Trump plan aims new foreign tax at Apple and other MNCs

epa06221120 Customers queue outside a US tech-giant Apple store during the launch of the new iPhones 8 at Dubai Mall in Dubai, UAE, 23 September 2017. Apple's global iPhone launch was marked by excitement and frustration as fans queued to find scarce models of the coveted smartphone.  EPA-EFE/MAHMOUD KHALED

Bloomberg

On the last page of a nine-page tax plan that calls for slashing business rates, President Donald Trump and congressional Republicans proposed a little-noticed, brand-new tax that may hit companies like Apple Inc. and Pfizer Inc.
It’s contained in one sentence: “To prevent companies from shifting profits to tax havens, the framework includes rules to protect the US tax base by taxing at a reduced rate and on a global basis the foreign profits of US multinational corporations.” The rate and formula aren’t specified, but that lone sentence carries multibillion-dollar implications for multinationals. Their lobbyists are noticing.
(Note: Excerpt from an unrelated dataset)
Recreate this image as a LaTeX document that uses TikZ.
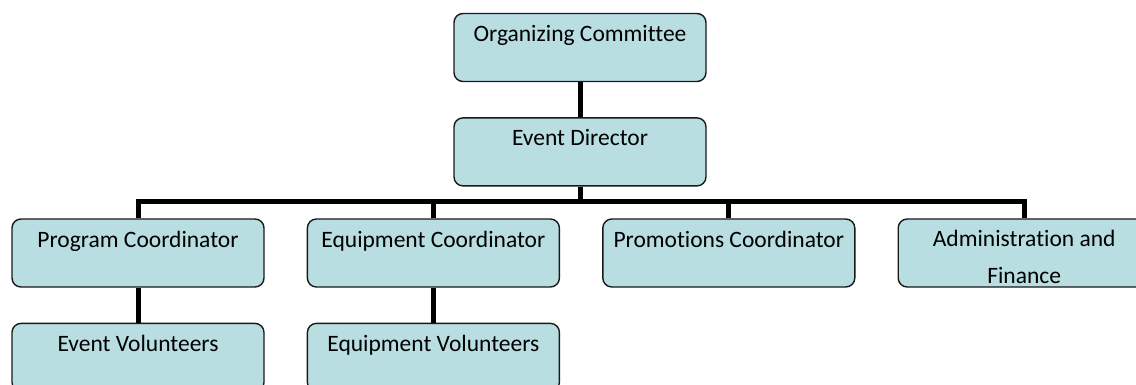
\documentclass[tikz,border=0pt]{standalone}
\usepackage{fontspec}
\setmainfont[Ligatures={TeX,NoCommon}]{Carlito}
\usetikzlibrary{positioning}
\definecolor{boxfill}{RGB}{184,222,226}
\definecolor{boxline}{RGB}{25,25,25}
\newcommand{\boxstrut}{\rule{0pt}{25pt}}

\begin{document}
\begin{tikzpicture}[x=1pt,y=-1pt,
    orgbox/.style={draw=boxline, line width=1.4pt, fill=boxfill, rectangle, rounded corners=9pt,
      minimum width=252pt, minimum height=68pt, inner sep=0pt, align=center,
      font=\fontsize{23.5}{37}\selectfont},
    link/.style={draw=black, line width=5pt}]
    \clip (0,0) rectangle (1136,385);

    % Top of the chart
    \node[orgbox] (committee) at (580,47.5) {\boxstrut Organizing Committee\\\mbox{}};
    \node[orgbox, below=35pt of committee] (director) {\boxstrut Event Director\\\mbox{}};

    % Coordinators
    \node[orgbox] (program) at (138,253) {\boxstrut Program Coordinator\\\mbox{}};
    \node[orgbox, right=42pt of program] (equipment) {\boxstrut Equipment Coordinator\\\mbox{}};
    \node[orgbox, right=42pt of equipment] (promotions) {\boxstrut Promotions Coordinator\\\mbox{}};
    \node[orgbox, right=42pt of promotions] (admin) {\boxstrut Administration and\\Finance};

    % Volunteers
    \node[orgbox, below=35pt of program] (eventvol) {\boxstrut Event Volunteers\\\mbox{}};
    \node[orgbox, below=35pt of equipment] (equipvol) {\boxstrut Equipment Volunteers\\\mbox{}};

    % Connecting lines
    \coordinate (bar) at (0,202);
    \draw[link] (committee) -- (director);
    \draw[link] (director) -- (director |- bar);
    \draw[link] (program.north) -- (program.north |- bar) -| (admin.north);
    \draw[link] (equipment.north) -- (equipment.north |- bar);
    \draw[link] (promotions.north) -- (promotions.north |- bar);
    \draw[link] (program) -- (eventvol);
    \draw[link] (equipment) -- (equipvol);
\end{tikzpicture}
\end{document}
Proposing a new tax on US companies’ foreign profits “is appalling,” said Ken Kies of Federal Policy Group, whose clients include General Electric Co. and Microsoft Corp. “The whole point of this tax reform was to make US corporations more competitive. It’s going to do the opposite.”
Trump and congressional leaders buoyed US stocks and seized national attention last week as they released a broad tax plan that would cut the corporate rate to 20 percent from 35 percent while also cutting rates for pass-through businesses and individuals. Details of those proposals remain sketchy—but there’s even less clarity around the plan for revamping international corporate taxes. As specifics begin to emerge, including at a Senate Finance Committee hearing on Tuesday, opposition may increase.
It’s not all bad news for multinationals. On the positive side, the framework would allow them to bring back to the US, or repatriate, years’ worth of foreign earnings after paying a low tax rate—perhaps 10 percent—on them.
And even the new minimum foreign tax might not be as bad as it could have been. Four tax experts told Bloomberg News the framework’s wording suggests that despite the tax’s goal, multinationals will be able to keep using sophisticated tax-winnowing techniques and tax havens. While they may still face billions of dollars in new tax payments, it won’t be as bad as it could have been for them thanks to one word in the framework’s language: “global.”
Trump and Congress haven’t specified the minimum rate. One number batted around in recent weeks is 10 percent, said Kathleen Ferrell, a tax partner at law firm Davis Polk. Steven Rosenthal, a senior fellow at the Urban-Brookings Tax Policy Center and a former tax partner at Ropes & Gray, said that 15 percent might be more likely.
It’s also unclear from the brief description in the framework how the tax would work. But here’s a general idea: Congress would set a low tax rate—say 15 percent—that would serve as a minimum rate for companies on their offshore subsidiaries’ earnings.
Any multinational that paid more than that minimum to foreign governments wouldn’t owe the tax in the US But if a company’s overseas taxes fell below the minimum—a sign that it made heavy use of tax havens—the company would pay the US the difference.